**Problem**
Set down, exactly as written, the lines from the top of the data to the line that holds "(215,513) -- (500,513);", and omit the pictures.
+ + + + +
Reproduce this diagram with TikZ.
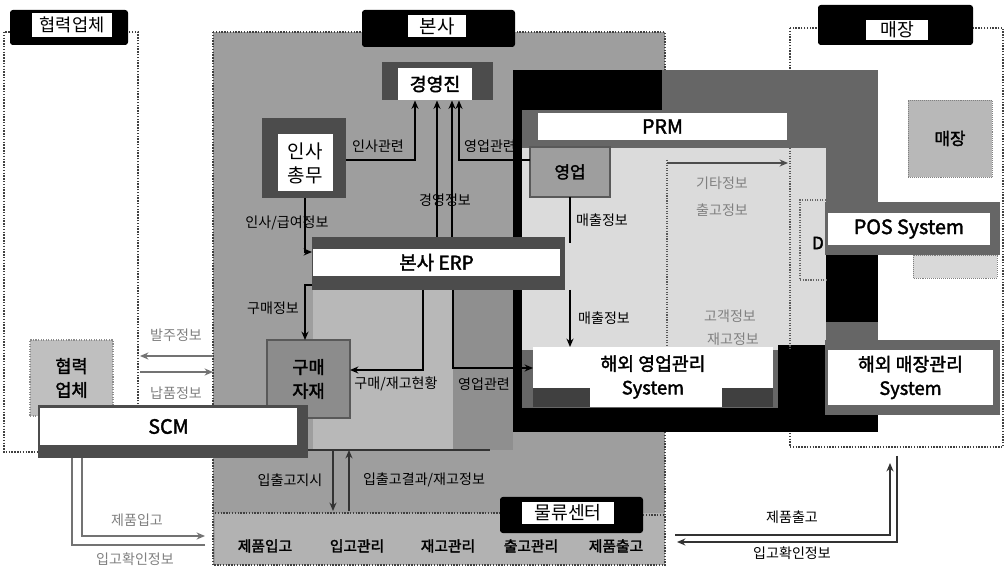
\documentclass[tikz,border=0pt]{standalone}
\usepackage{fontspec}
\newfontfamily\kr{Noto Sans CJK KR}[AutoFakeBold=2]
\usetikzlibrary{arrows.meta}
\def\pxu{0.025cm}
\tikzset{
  sz/.style 2 args={minimum width=#1*\pxu,minimum height=#2*\pxu,inner sep=0pt,outer sep=0pt},
  tabout/.style={fill=black,rounded corners=2pt},
  tabin/.style={fill=white,align=center},
  region/.style={draw=black!75,densely dotted,line width=1pt},
  dark/.style={fill=black!70},
  wbox/.style={fill=white,align=center},
  gbox/.style={fill=black!38,draw=black!65,line width=0.8pt,align=center},
  lbl/.style={font=\kr\fontsize{10}{12}\selectfont,inner sep=1pt},
  flbl/.style={lbl,text=black!50},
  blbl/.style={font=\kr\bfseries\fontsize{10.5}{12}\selectfont,inner sep=1pt},
  con/.style={draw=black,line width=1.3pt},
  fcon/.style={draw=black!55,line width=0.9pt},
  ah/.style={-{Stealth[length=6pt,width=5pt]}},
}
\begin{document}
\begin{tikzpicture}[x=0.025cm,y=-0.025cm]
\useasboundingbox (0,0) rectangle (1008,570);
\fill[white] (0,0) rectangle (1008,570);

% ---- regions
\draw[region] (4,32) rectangle (138,452);
\draw[region] (790,28) rectangle (1003,447);
\fill[black!38] (213,32) rectangle (665,565);
\fill[black!28] (313,290) rectangle (453,450);
\fill[black!44] (453,290) rectangle (513,450);
\fill[black!30] (215,513) rectangle (665,565);
\draw[region] (213,32) rectangle (665,565);
\draw[region] (215,513) -- (500,513);

% ---- PRM area
\fill[black!60] (513,70) rectangle (878,432);
\fill[black] (513,70) rectangle (662,110);
\fill[black] (513,70) rectangle (522,432);
\fill[black] (513,408) rectangle (878,432);
\fill[black!14] (522,148) rectangle (826,350);
\fill[black] (778,345) rectangle (826,410);
\fill[black] (826,250) rectangle (878,322);
\draw[densely dotted,black!65,line width=0.8pt] (667,160) -- (667,347);
\draw[densely dotted,black!65,line width=0.8pt] (790,148) -- (790,350);
\draw[densely dotted,black!60,line width=0.8pt] (826,200) -- (800,200) -- (800,280) -- (826,280);
\fill[black!15] (913,255) rectangle (997,278);
\draw[densely dotted,black!50] (913,255) rectangle (997,278);

% ---- title tabs
\node[tabout,sz={118}{35}] (tabA) at (69,27.5) {};
\node[tabin,sz={80}{24},font=\kr\fontsize{12.5}{14}\selectfont] (tabAt) at (72,25) {협력업체};
\node[tabout,sz={153}{37}] (tabB) at (438.5,28.5) {};
\node[tabin,sz={58}{22},font=\kr\fontsize{13.5}{15}\selectfont] (tabBt) at (437,26) {본사};
\node[tabout,sz={155}{40}] (tabC) at (895.5,25) {};
\node[tabin,sz={62}{20},font=\kr\fontsize{13}{15}\selectfont] (tabCt) at (897,30) {매장};
\node[tabout,sz={143}{36}] (tabD) at (571.5,515) {};
\node[tabin,sz={92}{22},font=\kr\fontsize{13}{15}\selectfont] (tabDt) at (568,513) {물류센터};
\draw[region] (tabD.east) -- (665,515);

% ---- boxes
\node[dark,sz={111}{38}] (gy) at (437.5,81.5) {};
\node[wbox,sz={74}{32},font=\kr\bfseries\fontsize{13}{15}\selectfont] (gyt) at (435,84) {경영진};
\node[dark,sz={84}{80}] (insa) at (304,158) {};
\node[wbox,sz={55}{57},font=\kr\fontsize{13.5}{17}\selectfont] (insat) at (305,163) {인사\\총무};
\node[gbox,sz={80}{50},font=\kr\bfseries\fontsize{12}{14}\selectfont] (yu) at (570,172) {영업};
\node[gbox,fill=black!45,sz={83}{78},font=\kr\bfseries\fontsize{12.5}{17}\selectfont] (gm2) at (308.5,379) {구매\\자재};
\node[gbox,fill=black!25,draw=black!45,densely dotted,sz={83}{76},font=\kr\bfseries\fontsize{12.5}{17}\selectfont] (hp) at (71.5,378) {협력\\업체};
\node[fill=black!28,draw=black!50,densely dotted,sz={84}{77},font=\kr\bfseries\fontsize{12}{14}\selectfont] (gm) at (950,138.5) {매장};
\node[font=\kr\bfseries\fontsize{12}{14}\selectfont,inner sep=0pt] (dch) at (818,243) {D};

% ---- system bars
\node[dark,sz={253}{53}] (erp) at (438.5,263.5) {};
\node[wbox,sz={247}{27},font=\kr\bfseries\fontsize{13.5}{16}\selectfont] (erpt) at (436.5,262.5) {본사 ERP};
\node[dark,sz={270}{53}] (scm) at (173,431.5) {};
\node[wbox,sz={257}{37},font=\kr\bfseries\fontsize{14}{16}\selectfont] (scmt) at (168.5,426.5) {SCM};
\node[wbox,sz={249}{27},font=\kr\bfseries\fontsize{14}{16}\selectfont] (prm) at (662.5,126.5) {PRM};
\node[fill=black!60,sz={175}{53}] (pos) at (912.5,228.5) {};
\node[wbox,sz={162}{32},font=\kr\bfseries\fontsize{14}{16}\selectfont] (post) at (909,229) {POS System};
\node[wbox,sz={240}{60},font=\kr\bfseries\fontsize{13}{17}\selectfont] (hy) at (653,377) {해외 영업관리\\System};
\fill[black!75] (533,388) rectangle (590,407);
\fill[black!75] (722,388) rectangle (773,407);
\node[fill=black!60,sz={175}{75}] (hm) at (912.5,377.5) {};
\node[wbox,sz={165}{55},font=\kr\bfseries\fontsize{13}{17}\selectfont] (hmt) at (910.5,377.5) {해외 매장관리\\System};

% ---- connectors in 본사
\coordinate (c1) at (415,160);
\draw[con,ah] (insa.east |- c1) -- (c1) -- (c1 |- gy.south);
\coordinate (m1) at (437,0);
\coordinate (m2) at (452,0);
\draw[con,ah] (m1 |- erp.north) -- (m1 |- gy.south);
\draw[con,ah] (m2 |- erp.north) -- (m2 |- gy.south);
\coordinate (c2) at (459,160);
\draw[con,ah] (yu.west |- c2) -- (c2) -- (c2 |- gy.south);
\coordinate (c3) at (305,252);
\draw[con,ah] (c3 |- insa.south) -- (c3) -- (c3 -| erp.west);
\coordinate (c4) at (305,285);
\draw[con,ah] (c4 -| erp.west) -- (c4) -- (c4 |- gm2.north);
\coordinate (c5) at (423,370);
\draw[con,ah] (c5 |- erp.south) -- (c5) -- (c5 -| gm2.east);
\coordinate (c6) at (453,368);
\draw[con,ah] (c6 |- erp.south) -- (c6) -- (c6 -| hy.west);
\coordinate (c7) at (570,243);
\draw[con] (c7 |- yu.south) -- (c7);
\draw[con,ah] (c7 |- erp.south) -- (c7 |- hy.north);
\coordinate (c8) at (667,163);
\coordinate (c9) at (788,163);
\draw[fcon,draw=black!70,ah] (c8) -- (c9);

% ---- 협력업체 <-> 본사
\coordinate (b1) at (213,356);
\coordinate (b2) at (140,356);
\coordinate (b3) at (140,372);
\coordinate (b4) at (213,372);
\draw[fcon,ah] (b1) -- (b2);
\draw[fcon,ah] (b3) -- (b4);

% ---- SCM <-> 물류센터
\coordinate (s1) at (82,536);
\coordinate (s2) at (205,536);
\coordinate (s3) at (72,545);
\coordinate (s4) at (205,545);
\draw[fcon,ah] (s1 |- scm.south) -- (s1) -- (s2);
\draw[fcon] (s4) -- (s3) -- (s3 |- scm.south);
\coordinate (d0) at (308,450);
\coordinate (d5) at (490,450);
\coordinate (d1) at (333,450);
\coordinate (d2) at (333,511);
\coordinate (d3) at (349,511);
\coordinate (d4) at (349,450);
\draw[fcon,draw=black!80] (d0) -- (d5);
\draw[fcon,draw=black!80,ah] (d1) -- (d2);
\draw[fcon,draw=black!80,ah] (d3) -- (d4);

% ---- 물류센터 <-> 매장
\coordinate (r1) at (675,535);
\coordinate (r2) at (890,535);
\coordinate (r3) at (890,463);
\coordinate (r4) at (897,456);
\coordinate (r5) at (897,542);
\coordinate (r6) at (677,542);
\draw[fcon,draw=black!80,ah] (r1) -- (r2) -- (r3);
\draw[fcon,draw=black!80,ah] (r4) -- (r5) -- (r6);

% ---- labels
\node[lbl] (l1) at (378,146) {인사관련};
\node[lbl] (l2) at (490,146) {영업관련};
\node[lbl] (l3) at (445,200) {경영정보};
\node[lbl] (l4) at (287,223) {인사/급여정보};
\node[lbl] (l5) at (273,308) {구매정보};
\node[lbl] (l6) at (396,384) {구매/재고현황};
\node[lbl] (l7) at (484,384) {영업관련};
\node[lbl] (l8) at (602,220) {매출정보};
\node[lbl] (l9) at (604,318) {매출정보};
\node[flbl] (l10) at (722,183) {기타정보};
\node[flbl] (l11) at (722,210) {출고정보};
\node[flbl] (l12) at (730,316) {고객정보};
\node[flbl] (l13) at (733,339) {재고정보};
\node[flbl] (l14) at (176,335) {발주정보};
\node[flbl] (l15) at (176,393) {납품정보};
\node[flbl] (l16) at (137,520) {제품입고};
\node[flbl] (l17) at (135,559) {입고확인정보};
\node[lbl] (l18) at (290,480) {입출고지시};
\node[lbl] (l19) at (424,480) {입출고결과/재고정보};
\node[lbl] (l20) at (792,517) {제품출고};
\node[lbl] (l21) at (792,553) {입고확인정보};
\node[blbl] (w1) at (265,546) {제품입고};
\node[blbl] (w2) at (357,546) {입고관리};
\node[blbl] (w3) at (448,546) {재고관리};
\node[blbl] (w4) at (531,546) {출고관리};
\node[blbl] (w5) at (616,546) {제품출고};
\end{tikzpicture}
\end{document}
+ + + + +
**Solved exercise**
Reproduce this diagram with TikZ.
\documentclass[tikz,border=0pt]{standalone}
\usepackage{fontspec}
\newfontfamily\kr{Noto Sans CJK KR}[AutoFakeBold=2]
\usetikzlibrary{arrows.meta}
\def\pxu{0.025cm}
\tikzset{
  sz/.style 2 args={minimum width=#1*\pxu,minimum height=#2*\pxu,inner sep=0pt,outer sep=0pt},
  tabout/.style={fill=black,rounded corners=2pt},
  tabin/.style={fill=white,align=center},
  region/.style={draw=black!75,densely dotted,line width=1pt},
  dark/.style={fill=black!70},
  wbox/.style={fill=white,align=center},
  gbox/.style={fill=black!38,draw=black!65,line width=0.8pt,align=center},
  lbl/.style={font=\kr\fontsize{10}{12}\selectfont,inner sep=1pt},
  flbl/.style={lbl,text=black!50},
  blbl/.style={font=\kr\bfseries\fontsize{10.5}{12}\selectfont,inner sep=1pt},
  con/.style={draw=black,line width=1.3pt},
  fcon/.style={draw=black!55,line width=0.9pt},
  ah/.style={-{Stealth[length=6pt,width=5pt]}},
}
\begin{document}
\begin{tikzpicture}[x=0.025cm,y=-0.025cm]
\useasboundingbox (0,0) rectangle (1008,570);
\fill[white] (0,0) rectangle (1008,570);

% ---- regions
\draw[region] (4,32) rectangle (138,452);
\draw[region] (790,28) rectangle (1003,447);
\fill[black!38] (213,32) rectangle (665,565);
\fill[black!28] (313,290) rectangle (453,450);
\fill[black!44] (453,290) rectangle (513,450);
\fill[black!30] (215,513) rectangle (665,565);
\draw[region] (213,32) rectangle (665,565);
\draw[region] (215,513) -- (500,513);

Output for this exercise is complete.